• _Rows from a dataset_

========

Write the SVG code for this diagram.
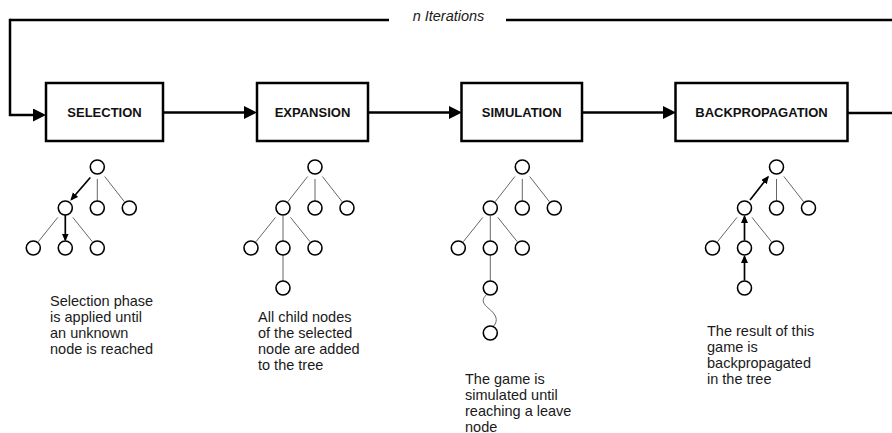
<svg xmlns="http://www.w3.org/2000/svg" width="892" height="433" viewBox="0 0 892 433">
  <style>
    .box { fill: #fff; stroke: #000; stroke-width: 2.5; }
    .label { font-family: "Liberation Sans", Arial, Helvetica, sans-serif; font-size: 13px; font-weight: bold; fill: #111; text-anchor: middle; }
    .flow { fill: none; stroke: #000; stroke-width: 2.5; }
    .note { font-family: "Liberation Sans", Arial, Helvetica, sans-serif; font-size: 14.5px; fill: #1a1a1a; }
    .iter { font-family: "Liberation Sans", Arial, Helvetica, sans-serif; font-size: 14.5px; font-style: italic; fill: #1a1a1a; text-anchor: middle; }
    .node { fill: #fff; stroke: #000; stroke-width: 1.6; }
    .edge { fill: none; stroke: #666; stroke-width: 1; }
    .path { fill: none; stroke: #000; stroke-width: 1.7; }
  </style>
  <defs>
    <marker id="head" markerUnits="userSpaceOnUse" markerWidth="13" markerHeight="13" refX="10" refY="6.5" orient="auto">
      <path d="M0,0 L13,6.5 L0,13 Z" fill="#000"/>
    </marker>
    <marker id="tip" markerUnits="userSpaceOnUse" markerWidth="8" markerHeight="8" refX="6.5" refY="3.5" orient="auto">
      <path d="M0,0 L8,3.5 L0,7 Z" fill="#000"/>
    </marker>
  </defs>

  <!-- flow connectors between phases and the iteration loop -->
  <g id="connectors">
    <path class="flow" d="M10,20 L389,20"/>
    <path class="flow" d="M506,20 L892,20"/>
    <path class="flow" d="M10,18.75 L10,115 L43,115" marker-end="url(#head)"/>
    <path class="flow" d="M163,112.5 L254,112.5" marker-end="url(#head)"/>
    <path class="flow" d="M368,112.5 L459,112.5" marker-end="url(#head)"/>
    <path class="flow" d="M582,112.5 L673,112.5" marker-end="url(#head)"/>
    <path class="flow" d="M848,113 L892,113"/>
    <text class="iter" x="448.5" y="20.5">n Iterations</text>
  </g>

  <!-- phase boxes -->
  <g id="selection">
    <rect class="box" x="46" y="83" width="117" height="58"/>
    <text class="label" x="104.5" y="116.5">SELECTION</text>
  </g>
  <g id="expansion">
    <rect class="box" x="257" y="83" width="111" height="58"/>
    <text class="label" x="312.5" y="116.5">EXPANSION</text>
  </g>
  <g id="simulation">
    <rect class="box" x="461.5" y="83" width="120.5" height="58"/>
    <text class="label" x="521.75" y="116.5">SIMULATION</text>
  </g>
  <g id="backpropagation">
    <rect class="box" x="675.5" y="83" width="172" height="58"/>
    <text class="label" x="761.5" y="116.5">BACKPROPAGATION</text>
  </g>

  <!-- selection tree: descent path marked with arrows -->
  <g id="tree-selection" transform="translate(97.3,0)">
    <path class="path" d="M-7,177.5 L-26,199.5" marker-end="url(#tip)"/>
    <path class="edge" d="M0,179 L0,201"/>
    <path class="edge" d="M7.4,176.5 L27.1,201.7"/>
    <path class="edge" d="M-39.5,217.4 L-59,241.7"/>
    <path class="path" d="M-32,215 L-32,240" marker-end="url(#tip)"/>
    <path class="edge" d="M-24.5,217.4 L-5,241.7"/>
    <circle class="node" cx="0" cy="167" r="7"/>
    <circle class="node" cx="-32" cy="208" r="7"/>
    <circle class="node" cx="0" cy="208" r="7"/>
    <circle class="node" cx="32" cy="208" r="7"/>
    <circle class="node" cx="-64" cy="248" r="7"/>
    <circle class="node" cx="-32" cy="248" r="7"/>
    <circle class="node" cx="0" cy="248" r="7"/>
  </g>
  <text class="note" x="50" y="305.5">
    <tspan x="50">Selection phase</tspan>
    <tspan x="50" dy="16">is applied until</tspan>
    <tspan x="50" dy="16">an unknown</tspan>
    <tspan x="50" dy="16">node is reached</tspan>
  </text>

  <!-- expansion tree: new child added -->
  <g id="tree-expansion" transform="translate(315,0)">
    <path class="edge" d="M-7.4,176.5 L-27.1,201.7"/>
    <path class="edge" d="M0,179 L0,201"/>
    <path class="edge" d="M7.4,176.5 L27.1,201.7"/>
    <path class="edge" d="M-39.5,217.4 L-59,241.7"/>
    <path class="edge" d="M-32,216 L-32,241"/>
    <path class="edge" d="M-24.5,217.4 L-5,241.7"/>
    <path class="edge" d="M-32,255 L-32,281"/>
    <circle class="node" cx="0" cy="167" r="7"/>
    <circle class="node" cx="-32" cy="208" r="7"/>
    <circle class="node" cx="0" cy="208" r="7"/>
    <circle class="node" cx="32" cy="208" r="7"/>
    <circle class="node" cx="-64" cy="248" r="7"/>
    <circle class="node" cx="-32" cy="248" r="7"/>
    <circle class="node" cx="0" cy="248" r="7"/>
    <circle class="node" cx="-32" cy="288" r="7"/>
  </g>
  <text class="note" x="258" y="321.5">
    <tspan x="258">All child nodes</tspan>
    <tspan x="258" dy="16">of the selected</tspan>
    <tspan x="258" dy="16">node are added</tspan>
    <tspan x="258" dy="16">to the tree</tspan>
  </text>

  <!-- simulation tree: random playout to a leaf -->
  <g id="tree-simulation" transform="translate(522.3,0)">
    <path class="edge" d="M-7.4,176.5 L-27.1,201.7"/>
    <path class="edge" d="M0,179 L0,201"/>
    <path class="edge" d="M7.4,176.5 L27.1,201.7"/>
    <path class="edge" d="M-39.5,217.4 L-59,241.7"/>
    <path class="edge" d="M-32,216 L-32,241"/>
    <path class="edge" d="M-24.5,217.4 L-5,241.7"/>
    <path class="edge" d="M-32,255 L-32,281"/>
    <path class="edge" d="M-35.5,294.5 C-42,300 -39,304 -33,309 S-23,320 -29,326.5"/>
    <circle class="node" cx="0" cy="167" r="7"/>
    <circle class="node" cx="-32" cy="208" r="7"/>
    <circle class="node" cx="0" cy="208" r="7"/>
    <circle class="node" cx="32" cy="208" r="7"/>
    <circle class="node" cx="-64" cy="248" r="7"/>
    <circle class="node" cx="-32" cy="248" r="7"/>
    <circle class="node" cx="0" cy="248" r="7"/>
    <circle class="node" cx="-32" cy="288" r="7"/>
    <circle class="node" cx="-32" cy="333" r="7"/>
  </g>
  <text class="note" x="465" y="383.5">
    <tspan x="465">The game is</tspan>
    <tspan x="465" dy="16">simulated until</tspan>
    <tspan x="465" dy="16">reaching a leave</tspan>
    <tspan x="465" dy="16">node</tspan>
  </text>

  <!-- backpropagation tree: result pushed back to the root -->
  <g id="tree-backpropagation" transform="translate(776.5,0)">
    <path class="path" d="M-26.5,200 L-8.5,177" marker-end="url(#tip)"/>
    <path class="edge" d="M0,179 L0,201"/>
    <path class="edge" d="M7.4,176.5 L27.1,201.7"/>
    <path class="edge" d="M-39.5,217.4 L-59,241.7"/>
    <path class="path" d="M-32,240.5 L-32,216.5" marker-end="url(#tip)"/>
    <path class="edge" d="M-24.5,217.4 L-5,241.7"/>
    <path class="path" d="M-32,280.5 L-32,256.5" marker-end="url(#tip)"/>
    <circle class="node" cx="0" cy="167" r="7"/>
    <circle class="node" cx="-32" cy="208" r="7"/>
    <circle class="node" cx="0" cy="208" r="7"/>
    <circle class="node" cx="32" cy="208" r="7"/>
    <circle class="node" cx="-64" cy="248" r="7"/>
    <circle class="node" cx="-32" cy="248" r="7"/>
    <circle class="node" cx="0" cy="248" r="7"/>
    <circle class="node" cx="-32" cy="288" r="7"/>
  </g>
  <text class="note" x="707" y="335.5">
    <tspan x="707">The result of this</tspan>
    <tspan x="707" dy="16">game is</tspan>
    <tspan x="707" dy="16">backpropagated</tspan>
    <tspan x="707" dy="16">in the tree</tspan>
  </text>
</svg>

========

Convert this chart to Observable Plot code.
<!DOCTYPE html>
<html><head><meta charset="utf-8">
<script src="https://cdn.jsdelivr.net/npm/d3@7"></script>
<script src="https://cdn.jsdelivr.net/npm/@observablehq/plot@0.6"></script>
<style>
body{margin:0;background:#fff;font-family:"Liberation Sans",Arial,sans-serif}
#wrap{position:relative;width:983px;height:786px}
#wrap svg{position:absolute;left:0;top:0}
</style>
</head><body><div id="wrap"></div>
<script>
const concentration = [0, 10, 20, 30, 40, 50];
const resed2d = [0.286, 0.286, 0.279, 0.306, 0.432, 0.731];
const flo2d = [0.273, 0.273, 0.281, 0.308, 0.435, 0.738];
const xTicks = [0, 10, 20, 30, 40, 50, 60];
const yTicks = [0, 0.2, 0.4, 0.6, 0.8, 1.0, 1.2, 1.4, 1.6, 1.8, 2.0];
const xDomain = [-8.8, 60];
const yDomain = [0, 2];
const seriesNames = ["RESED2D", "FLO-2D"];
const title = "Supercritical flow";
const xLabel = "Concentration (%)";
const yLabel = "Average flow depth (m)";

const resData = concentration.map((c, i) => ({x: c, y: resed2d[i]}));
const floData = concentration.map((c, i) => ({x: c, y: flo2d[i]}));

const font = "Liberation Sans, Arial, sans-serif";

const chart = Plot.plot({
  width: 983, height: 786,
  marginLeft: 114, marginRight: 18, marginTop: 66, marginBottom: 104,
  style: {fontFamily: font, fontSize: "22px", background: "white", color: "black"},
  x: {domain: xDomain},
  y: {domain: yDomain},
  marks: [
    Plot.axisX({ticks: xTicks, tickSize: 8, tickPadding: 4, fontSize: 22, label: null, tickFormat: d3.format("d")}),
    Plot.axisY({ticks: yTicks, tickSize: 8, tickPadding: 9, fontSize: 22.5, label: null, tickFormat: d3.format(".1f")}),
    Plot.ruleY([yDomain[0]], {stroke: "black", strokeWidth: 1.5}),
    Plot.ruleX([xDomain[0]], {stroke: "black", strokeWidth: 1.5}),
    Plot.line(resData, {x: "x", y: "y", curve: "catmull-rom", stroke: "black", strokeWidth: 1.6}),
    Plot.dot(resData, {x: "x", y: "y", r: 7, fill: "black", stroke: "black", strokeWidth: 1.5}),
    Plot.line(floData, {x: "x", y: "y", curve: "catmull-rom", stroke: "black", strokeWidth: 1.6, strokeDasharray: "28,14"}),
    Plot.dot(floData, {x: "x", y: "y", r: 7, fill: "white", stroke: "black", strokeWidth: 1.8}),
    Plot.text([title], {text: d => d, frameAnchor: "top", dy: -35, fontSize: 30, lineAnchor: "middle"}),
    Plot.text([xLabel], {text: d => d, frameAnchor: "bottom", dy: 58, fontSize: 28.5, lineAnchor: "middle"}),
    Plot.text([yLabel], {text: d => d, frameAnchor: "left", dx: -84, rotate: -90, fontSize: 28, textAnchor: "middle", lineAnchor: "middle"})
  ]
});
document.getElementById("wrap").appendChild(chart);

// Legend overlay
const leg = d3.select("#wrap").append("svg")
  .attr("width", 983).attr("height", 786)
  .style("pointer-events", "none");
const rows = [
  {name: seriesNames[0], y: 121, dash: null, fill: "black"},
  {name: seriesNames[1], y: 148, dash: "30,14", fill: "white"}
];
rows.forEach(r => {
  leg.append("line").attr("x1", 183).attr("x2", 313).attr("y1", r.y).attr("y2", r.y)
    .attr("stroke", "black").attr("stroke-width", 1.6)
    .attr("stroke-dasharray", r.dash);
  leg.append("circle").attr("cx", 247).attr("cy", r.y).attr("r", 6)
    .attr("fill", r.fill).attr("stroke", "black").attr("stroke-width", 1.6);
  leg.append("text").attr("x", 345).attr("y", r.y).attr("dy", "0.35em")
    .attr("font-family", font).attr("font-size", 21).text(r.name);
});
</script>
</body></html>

========

• _TASK GOAL_
Gather each line of the listing that holds the string "chart".

• _EXERCISE OUTPUT_
Convert this chart to Observable Plot code.
const chart = Plot.plot({
document.getElementById("wrap").appendChild(chart);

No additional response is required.